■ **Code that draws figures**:
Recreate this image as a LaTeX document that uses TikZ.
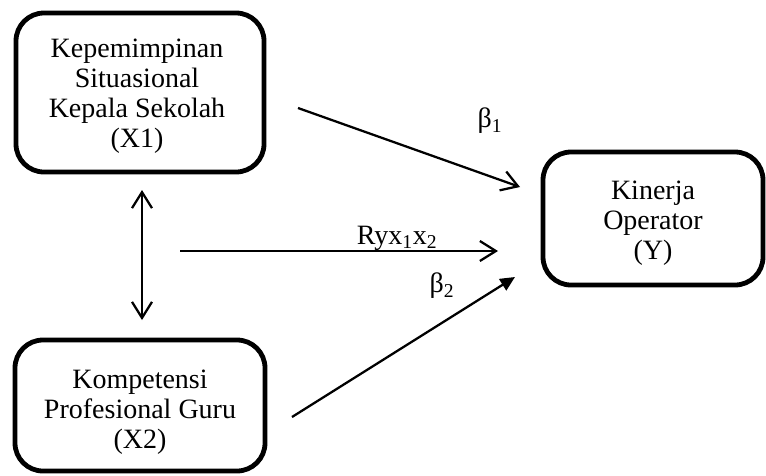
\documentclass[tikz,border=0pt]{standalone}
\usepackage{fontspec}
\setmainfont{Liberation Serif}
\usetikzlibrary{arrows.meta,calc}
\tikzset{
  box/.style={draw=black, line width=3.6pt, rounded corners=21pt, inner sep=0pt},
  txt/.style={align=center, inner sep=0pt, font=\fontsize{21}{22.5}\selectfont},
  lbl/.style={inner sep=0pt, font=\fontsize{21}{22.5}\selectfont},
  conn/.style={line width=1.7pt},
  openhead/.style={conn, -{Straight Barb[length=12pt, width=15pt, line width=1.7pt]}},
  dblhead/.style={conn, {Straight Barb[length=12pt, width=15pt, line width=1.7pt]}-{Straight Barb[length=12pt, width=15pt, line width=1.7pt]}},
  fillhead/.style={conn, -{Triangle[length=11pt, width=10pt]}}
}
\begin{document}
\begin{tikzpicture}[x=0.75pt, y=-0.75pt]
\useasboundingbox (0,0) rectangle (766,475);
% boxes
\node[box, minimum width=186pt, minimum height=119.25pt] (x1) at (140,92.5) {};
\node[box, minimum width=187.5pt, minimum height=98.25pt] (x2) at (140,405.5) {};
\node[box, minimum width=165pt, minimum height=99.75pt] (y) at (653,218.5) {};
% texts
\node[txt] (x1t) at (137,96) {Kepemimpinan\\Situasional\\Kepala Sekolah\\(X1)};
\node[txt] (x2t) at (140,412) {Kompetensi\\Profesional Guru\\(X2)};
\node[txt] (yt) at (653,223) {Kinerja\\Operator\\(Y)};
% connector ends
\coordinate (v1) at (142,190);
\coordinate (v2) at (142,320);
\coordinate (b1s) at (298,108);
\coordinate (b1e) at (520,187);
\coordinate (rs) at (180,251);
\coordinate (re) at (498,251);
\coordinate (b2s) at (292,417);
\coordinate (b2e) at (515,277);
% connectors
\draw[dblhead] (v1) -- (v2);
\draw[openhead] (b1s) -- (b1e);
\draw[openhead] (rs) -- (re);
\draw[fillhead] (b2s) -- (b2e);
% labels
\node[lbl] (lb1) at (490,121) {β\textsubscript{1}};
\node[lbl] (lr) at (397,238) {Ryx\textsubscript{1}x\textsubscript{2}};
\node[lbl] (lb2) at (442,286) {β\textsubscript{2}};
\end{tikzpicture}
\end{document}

--

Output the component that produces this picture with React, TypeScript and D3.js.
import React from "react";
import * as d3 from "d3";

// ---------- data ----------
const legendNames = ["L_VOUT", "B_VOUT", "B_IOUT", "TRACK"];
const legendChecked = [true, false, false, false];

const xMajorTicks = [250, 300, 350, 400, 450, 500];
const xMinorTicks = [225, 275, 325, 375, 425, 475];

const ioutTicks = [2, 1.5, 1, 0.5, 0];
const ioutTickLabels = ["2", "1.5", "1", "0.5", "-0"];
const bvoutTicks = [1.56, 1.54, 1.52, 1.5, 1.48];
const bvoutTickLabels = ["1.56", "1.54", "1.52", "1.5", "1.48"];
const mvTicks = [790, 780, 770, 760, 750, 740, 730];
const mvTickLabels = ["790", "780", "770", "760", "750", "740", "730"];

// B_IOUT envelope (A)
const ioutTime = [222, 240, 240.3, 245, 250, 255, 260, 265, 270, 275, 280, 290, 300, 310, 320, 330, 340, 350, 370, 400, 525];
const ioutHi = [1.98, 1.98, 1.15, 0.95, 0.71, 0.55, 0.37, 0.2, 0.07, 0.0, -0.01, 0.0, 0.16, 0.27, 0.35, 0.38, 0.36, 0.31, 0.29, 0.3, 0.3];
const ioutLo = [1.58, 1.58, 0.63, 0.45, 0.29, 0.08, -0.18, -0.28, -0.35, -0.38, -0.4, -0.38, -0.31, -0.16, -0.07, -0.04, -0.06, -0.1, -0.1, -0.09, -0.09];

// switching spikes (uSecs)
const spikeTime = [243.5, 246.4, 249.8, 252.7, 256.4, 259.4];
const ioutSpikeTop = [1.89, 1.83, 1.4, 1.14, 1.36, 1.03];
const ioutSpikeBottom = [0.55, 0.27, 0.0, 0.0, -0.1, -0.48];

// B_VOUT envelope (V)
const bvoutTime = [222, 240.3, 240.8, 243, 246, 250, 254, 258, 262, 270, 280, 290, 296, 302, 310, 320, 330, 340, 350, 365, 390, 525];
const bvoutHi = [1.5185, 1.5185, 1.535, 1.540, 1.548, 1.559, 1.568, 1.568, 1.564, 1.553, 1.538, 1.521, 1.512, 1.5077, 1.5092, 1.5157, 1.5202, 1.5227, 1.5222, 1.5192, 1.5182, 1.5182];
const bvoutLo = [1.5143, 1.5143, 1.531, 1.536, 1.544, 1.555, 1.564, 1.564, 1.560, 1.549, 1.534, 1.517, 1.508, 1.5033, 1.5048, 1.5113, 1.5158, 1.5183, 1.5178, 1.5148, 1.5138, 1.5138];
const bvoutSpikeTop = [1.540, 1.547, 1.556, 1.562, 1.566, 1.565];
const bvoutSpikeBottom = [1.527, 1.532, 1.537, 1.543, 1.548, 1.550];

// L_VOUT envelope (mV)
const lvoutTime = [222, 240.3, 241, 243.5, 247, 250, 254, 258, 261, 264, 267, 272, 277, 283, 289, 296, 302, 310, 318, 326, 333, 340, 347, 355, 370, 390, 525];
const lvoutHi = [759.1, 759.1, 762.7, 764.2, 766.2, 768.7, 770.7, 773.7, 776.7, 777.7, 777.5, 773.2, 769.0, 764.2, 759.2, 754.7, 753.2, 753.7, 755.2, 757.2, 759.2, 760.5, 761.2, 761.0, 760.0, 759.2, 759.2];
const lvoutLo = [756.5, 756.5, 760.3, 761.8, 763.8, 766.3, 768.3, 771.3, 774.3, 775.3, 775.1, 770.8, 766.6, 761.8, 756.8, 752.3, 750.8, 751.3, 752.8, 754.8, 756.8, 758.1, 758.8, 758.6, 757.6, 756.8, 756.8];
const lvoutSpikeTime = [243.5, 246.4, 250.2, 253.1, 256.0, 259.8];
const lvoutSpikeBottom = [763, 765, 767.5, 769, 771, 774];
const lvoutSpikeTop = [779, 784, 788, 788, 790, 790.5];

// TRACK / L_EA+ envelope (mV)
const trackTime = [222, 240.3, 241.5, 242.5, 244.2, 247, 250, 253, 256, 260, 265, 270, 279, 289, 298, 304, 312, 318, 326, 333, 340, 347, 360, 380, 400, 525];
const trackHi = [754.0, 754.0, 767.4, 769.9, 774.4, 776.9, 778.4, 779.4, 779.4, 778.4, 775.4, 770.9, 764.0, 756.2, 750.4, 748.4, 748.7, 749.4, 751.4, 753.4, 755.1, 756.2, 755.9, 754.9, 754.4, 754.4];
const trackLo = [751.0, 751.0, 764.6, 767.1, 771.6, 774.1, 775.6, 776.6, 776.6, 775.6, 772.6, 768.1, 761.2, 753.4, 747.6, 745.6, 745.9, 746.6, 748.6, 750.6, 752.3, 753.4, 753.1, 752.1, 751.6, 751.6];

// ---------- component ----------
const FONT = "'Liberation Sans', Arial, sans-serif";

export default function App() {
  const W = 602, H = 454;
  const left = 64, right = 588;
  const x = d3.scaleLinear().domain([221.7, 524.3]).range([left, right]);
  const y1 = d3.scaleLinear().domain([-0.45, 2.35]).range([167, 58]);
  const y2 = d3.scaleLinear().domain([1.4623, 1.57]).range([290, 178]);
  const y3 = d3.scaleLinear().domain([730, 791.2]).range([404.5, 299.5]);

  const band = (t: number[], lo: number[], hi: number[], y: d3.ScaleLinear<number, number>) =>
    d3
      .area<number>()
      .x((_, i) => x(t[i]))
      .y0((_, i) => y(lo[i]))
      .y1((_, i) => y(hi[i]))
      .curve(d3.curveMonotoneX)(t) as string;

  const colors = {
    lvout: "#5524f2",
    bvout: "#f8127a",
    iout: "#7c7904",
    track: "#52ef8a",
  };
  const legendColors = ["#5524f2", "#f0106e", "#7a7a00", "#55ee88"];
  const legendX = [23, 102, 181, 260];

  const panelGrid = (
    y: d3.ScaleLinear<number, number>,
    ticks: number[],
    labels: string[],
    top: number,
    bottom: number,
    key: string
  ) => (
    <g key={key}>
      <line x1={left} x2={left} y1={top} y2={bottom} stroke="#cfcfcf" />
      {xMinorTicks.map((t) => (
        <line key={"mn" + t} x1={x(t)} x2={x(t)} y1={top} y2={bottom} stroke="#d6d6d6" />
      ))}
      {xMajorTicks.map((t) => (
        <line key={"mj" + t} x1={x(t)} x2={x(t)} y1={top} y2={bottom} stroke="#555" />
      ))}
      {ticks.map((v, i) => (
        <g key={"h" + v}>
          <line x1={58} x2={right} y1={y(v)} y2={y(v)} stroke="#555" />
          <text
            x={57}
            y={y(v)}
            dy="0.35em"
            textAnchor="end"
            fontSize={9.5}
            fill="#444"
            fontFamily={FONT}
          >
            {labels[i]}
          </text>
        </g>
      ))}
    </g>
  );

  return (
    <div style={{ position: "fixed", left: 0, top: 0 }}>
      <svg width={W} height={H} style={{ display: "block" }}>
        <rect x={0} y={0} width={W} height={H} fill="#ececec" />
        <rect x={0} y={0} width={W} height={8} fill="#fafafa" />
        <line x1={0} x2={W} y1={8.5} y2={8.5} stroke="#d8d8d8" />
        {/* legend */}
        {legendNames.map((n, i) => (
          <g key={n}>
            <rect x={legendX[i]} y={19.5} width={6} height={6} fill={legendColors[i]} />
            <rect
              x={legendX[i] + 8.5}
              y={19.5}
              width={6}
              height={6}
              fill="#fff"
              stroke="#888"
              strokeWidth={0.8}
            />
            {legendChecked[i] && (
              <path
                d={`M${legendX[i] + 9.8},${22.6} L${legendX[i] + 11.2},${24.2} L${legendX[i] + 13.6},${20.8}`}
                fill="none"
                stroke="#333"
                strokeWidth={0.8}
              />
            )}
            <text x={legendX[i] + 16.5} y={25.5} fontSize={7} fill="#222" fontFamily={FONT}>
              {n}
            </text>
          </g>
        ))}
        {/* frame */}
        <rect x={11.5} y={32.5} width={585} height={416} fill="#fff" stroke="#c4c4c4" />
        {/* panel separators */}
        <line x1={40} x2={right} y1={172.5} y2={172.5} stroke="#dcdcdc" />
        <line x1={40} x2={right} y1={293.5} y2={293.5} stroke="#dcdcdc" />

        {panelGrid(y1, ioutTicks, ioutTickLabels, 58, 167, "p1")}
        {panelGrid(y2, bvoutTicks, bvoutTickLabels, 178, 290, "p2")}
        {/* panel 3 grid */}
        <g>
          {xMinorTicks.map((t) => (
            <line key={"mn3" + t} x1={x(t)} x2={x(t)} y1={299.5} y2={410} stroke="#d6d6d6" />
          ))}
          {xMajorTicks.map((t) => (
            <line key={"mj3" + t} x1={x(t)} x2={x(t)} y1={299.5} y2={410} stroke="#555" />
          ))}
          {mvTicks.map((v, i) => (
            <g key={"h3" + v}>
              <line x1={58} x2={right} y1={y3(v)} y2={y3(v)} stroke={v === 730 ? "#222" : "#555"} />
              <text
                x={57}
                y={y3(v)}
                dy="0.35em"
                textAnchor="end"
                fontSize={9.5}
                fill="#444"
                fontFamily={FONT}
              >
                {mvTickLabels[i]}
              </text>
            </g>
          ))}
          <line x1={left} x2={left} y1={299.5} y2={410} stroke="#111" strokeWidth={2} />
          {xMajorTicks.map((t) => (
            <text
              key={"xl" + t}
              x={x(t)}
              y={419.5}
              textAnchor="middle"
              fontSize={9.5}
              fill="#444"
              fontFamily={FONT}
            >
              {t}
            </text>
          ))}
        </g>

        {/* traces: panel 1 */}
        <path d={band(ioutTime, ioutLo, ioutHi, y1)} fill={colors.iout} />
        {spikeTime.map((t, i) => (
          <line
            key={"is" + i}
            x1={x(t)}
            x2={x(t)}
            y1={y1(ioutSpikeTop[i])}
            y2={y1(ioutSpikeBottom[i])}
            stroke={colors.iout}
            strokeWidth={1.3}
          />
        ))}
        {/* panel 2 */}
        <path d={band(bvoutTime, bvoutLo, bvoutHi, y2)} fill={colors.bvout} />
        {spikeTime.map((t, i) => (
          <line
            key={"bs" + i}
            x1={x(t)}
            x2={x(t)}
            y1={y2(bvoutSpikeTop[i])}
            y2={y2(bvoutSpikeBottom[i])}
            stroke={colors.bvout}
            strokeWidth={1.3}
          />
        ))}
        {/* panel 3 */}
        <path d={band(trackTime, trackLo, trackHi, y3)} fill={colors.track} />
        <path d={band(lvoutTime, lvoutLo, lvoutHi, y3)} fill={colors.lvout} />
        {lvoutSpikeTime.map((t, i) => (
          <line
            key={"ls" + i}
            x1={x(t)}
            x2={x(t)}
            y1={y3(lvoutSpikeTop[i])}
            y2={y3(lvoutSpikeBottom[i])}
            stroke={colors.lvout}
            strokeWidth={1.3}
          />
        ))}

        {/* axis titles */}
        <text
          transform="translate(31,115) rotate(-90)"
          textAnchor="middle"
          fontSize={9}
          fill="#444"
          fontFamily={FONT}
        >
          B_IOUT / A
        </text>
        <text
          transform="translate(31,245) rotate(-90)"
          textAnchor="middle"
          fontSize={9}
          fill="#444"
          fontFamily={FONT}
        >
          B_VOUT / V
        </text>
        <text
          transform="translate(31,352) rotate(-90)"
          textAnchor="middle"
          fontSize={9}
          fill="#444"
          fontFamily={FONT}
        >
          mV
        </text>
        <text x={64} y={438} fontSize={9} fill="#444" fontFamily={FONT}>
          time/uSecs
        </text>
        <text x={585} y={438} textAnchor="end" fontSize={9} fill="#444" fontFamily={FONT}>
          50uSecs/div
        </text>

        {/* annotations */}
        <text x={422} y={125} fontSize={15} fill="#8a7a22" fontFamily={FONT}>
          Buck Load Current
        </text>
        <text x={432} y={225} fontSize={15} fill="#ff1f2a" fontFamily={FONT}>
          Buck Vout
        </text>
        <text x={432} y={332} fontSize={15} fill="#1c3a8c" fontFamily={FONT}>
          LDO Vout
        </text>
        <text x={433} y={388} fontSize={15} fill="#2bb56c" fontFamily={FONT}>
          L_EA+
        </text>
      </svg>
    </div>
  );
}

■ **STATED GOAL**: Starting at the line that contains "Output the component" and ending at the line that contains "const legendChecked = [true, false, false, false];", repeat each line exactly, both ends included, and nothing else.

■ **SOLUTION**:
Output the component that produces this picture with React, TypeScript and D3.js.
import React from "react";
import * as d3 from "d3";

// ---------- data ----------
const legendNames = ["L_VOUT", "B_VOUT", "B_IOUT", "TRACK"];
const legendChecked = [true, false, false, false];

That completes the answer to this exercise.